Anne believes a green-roofs programme could add significant Biocapacity in The Hague. And she believes the Ecological Footprint framework could and should account for such changes and gradations of bioproductivity within built-up areas.
Anne’s journey to this project started when she enrolled in a liberal arts program named “Earth, Energy and Sustainability.” During a study exchange, when most classmates went south to warm places like the coast of Spain, she bought a cheap ticket to Iceland and went north instead. That first weekend in Iceland was enough to kindle an interest. And once she applied to and was admitted to the University of Iceland, it was just one more short step to the International Ecological Footprint Learning Lab (IEFLL).
“During the first day of orientation I met Dr. Brynhildur Davíðsdóttir” – coordinator of IEFLL in Iceland. “The funding for the project had just been approved a few days earlier, and the courses weren’t yet showing in the course calendar. But the work that Brynhildur described was really interesting, so I signed up.”
She found the Ecological Footprint Informatics course especially valuable, as it gave her the knowledge for the internship working on biocapacity for the next edition of the national ecological footprint and biocapacity accounts. In combination with her skills in using remote sensing data, this knowledge has become an essential part of her research. She is finishing a literature review on issues of accounting for biocapacity in cities, while her GIS work is in progress. Ideally, she says, she will be able to demonstrate a “proof of concept” which others can build on.
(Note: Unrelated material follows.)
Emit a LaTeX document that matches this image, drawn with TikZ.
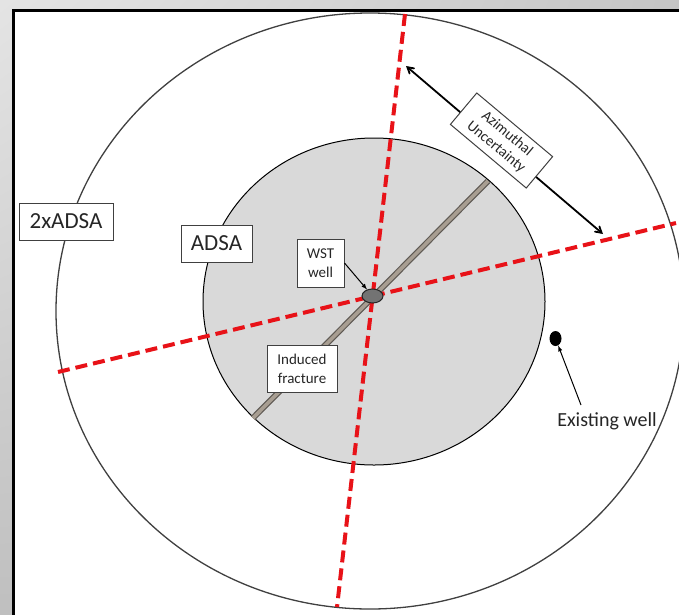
\documentclass[tikz,border=0pt]{standalone}
\usepackage{fontspec}
\setmainfont{Carlito}
\usetikzlibrary{arrows,shapes.geometric,shadings}
\definecolor{dashred}{RGB}{232,18,24}
\definecolor{adsagray}{RGB}{217,217,217}
\definecolor{fracedge}{RGB}{95,90,84}
\definecolor{fracfill}{RGB}{168,158,146}
\definecolor{txtgray}{RGB}{38,38,38}
\def\wellx{372.5}
\def\welly{296}

\tikzset{
  lbl/.style={draw=black!75,fill=white,line width=1pt,inner sep=0pt,align=center,text=txtgray},
  azline/.style={dashred,line width=4pt,dash pattern=on 12pt off 6pt},
}

\begin{document}
\begin{tikzpicture}[x=1pt,y=-1pt]
        \useasboundingbox (0,0) rectangle (679,614);
        \clip (0,0) rectangle (679,614);
        %
        \shade[upper left=gray!21,upper right=gray!46,lower left=gray!50,lower right=gray!50] (0,0) rectangle (679,614);
        \filldraw[fill=white,draw=black,line width=3pt] (13.5,10.5) rectangle (700,700);
        %
        \draw[black!75,line width=1.3pt] (370,311) ellipse [x radius=314pt,y radius=298pt]; % 2xADSA
        \filldraw[fill=adsagray,draw=black,line width=1pt] (374,301.5) ellipse [x radius=171pt,y radius=163.5pt]; % ADSA
        %
        \coordinate (fr1) at (253,418);
        \coordinate (fr2) at (488,181);
        \draw[fracedge,line width=6pt] (fr1) -- (fr2); % Induced fracture
        \draw[fracfill,line width=3.6pt] (fr1) -- (fr2);
        %
        \coordinate (az1n) at (405,14);
        \coordinate (az1s) at (337,607);
        \coordinate (az2w) at (58,372);
        \coordinate (az2e) at (676,223);
        \draw[azline] (az1n) -- (az1s);
        \draw[azline] (az2w) -- (az2e);
        %
        \node[ellipse,draw=black!85,fill=black!55,line width=1pt,minimum width=21pt,minimum height=14pt,inner sep=0pt] (wst) at (\wellx,\welly) {};
        \node[ellipse,fill=black,minimum width=12pt,minimum height=15pt,inner sep=0pt] (exwell) at (555.5,338.5) {};
        %
        \coordinate (unc1) at (406,66);
        \coordinate (unc2) at (603,234);
        \draw[<->,>=angle 60,line width=1.8pt] (unc1) -- (unc2);
        \node[lbl,rotate=-40,minimum width=99pt,minimum height=41pt,font=\fontsize{15}{17}\selectfont] (unclbl) at (501.5,140.5) {Azimuthal\\Uncertainty};
        %
        \node[lbl,minimum width=94pt,minimum height=37pt,font=\fontsize{23}{26}\selectfont] (outlbl) at (66,221.5) {2xADSA};
        \node[lbl,minimum width=71pt,minimum height=37pt,font=\fontsize{23}{26}\selectfont] (inlbl) at (216.5,243.5) {ADSA};
        \node[lbl,minimum width=47pt,minimum height=48pt,font=\fontsize{15}{19}\selectfont] (wstlbl) at (320.5,263) {WST\\well};
        \node[lbl,minimum width=70pt,minimum height=47pt,font=\fontsize{15}{19}\selectfont] (fraclbl) at (302,368.5) {Induced\\fracture};
        \node[text=txtgray,font=\fontsize{20}{24}\selectfont,inner sep=0pt] (exlbl) at (607,421) {Existing well};
        %
        \draw[->,>=latex,line width=1pt] (wstlbl.east) -- (wst);
        \coordinate (extail) at (581,405);
        \draw[->,>=latex,line width=1pt] (extail) -- (exwell);
      \end{tikzpicture}
\end{document}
She began the project by acquiring remote sensing for a portion of the area of The Hague. With a population of 550,000, the city is 98 sq km (9800 hectares) in area. Farmland in The Netherlands, being significantly more productive than the global average, has an Equivalence Factor of 2.52 – so a hectare of Dutch farmland becomes 2.52 Global Hectares in the Ecological Footprint and Biocapacity calculations. The same Equivalence Factor is applied to “built-up land”. As a result the 9800 hectares of land in The Hague have a calculated Biocapacity of 24,696 Global Hectares.
In her initial work with remote sensing data, Anne used free data from the European Space Agency’s Sentinel-2 satellite. With 10-meter resolution, that data isn’t always adequate to reflect urban Biocapacity. Small gardens, even if they are numerous, may not show up in 10-meter data, and a row of trees beside a wide paved street might also escape the analysis.
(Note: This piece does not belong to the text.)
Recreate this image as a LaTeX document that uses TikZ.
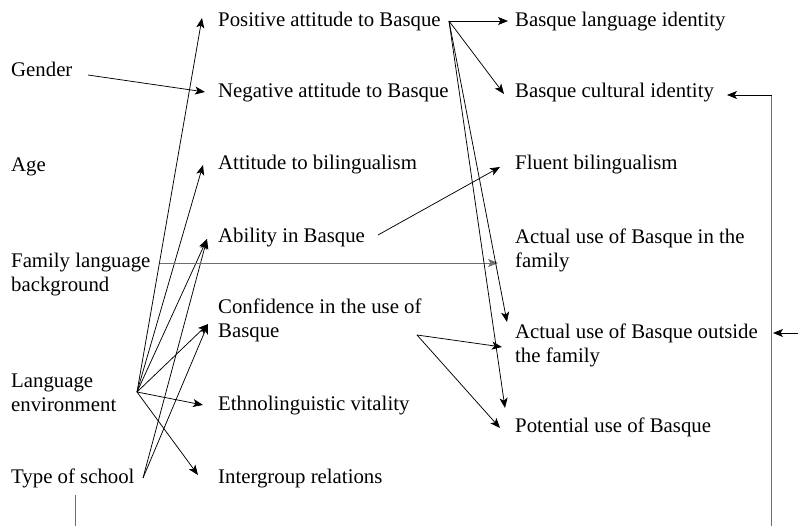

For her research Anne was also able to purchase a block of 1.2-meter data from the Pleiades satellite system. The 2800 hectares covered by this Pleiades data became her study area. Part of the project involves an assessment of whether the finer but costly data provides a significant improvement in the analysis. There were complications comparing the data sets. Though both data sets were captured in the spring, last spring was very cloudy and there was a three-week gap in acquisition dates. There was a lot of shadow in the Pleiades imagery, meaning that, for example, “I had to train the algorithm on the land covers in shade and then combine the shaded grassland with unshaded grassland.” Still, Anne says, “the Pleiades has so much more information. I can see individual green roofs, trees on streets between skyscrapers, etcetera, which are just invisible to Sentinel 2.”
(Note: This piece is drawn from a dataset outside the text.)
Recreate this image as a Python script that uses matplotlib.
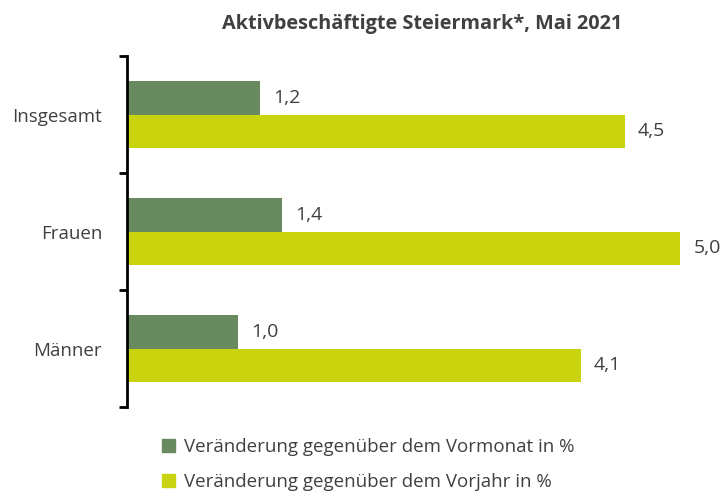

Analysis using the Pleiades data analysis shows almost three times as much forest cover as shown in the Sentinel-2 data. On the other hand, the Sentinel-2 analysis indicates the study area is about 14% cropland, which Anne says does not match the reality on the ground; analysis of the Pleiades data shows about 7% cropland. In spite of such differences in individual land cover types, the Biocapacity Equivalence Factors indicated by the two satellite data analyses are quite close: the Sentinel-2 data analysis shows an EQF of .514, while the analysis of the Pleiades shows an EQF of .558. But they both differ dramatically from the EQF of 2.52 used for the area of The Hague in the currently accepted Ecological Footprint and Biocapacity framework.
Using the EQF of .558 derived from the Pleiades data would yield a Biocapacity for the study area of 1562 Global Hectares. Using the Dutch farmland EQF of 2.52 would show the study area’s Biocapacity as 7056 Global Hectares.
For this urban area, the satellite data-derived Biocapacity is only about 20% as high as the Biocapacity indicated in the currently used framework – but significantly higher than 0. And whereas the satellite-data derived Biocapacity would reflect any future expansions in programs such as green roofs, the currently used framework has no way of reflecting such increases in urban biocapacity. In addition to refining her work with the data for The Hague, Anne is hoping to apply this method to another, significantly different city. She hopes to complete this project within about six months. At that point, she says, she will switch her focus to different subjects – while hoping that her work will be taken up by others in the Ecological Footprint family as an improvement in the accepted methodology.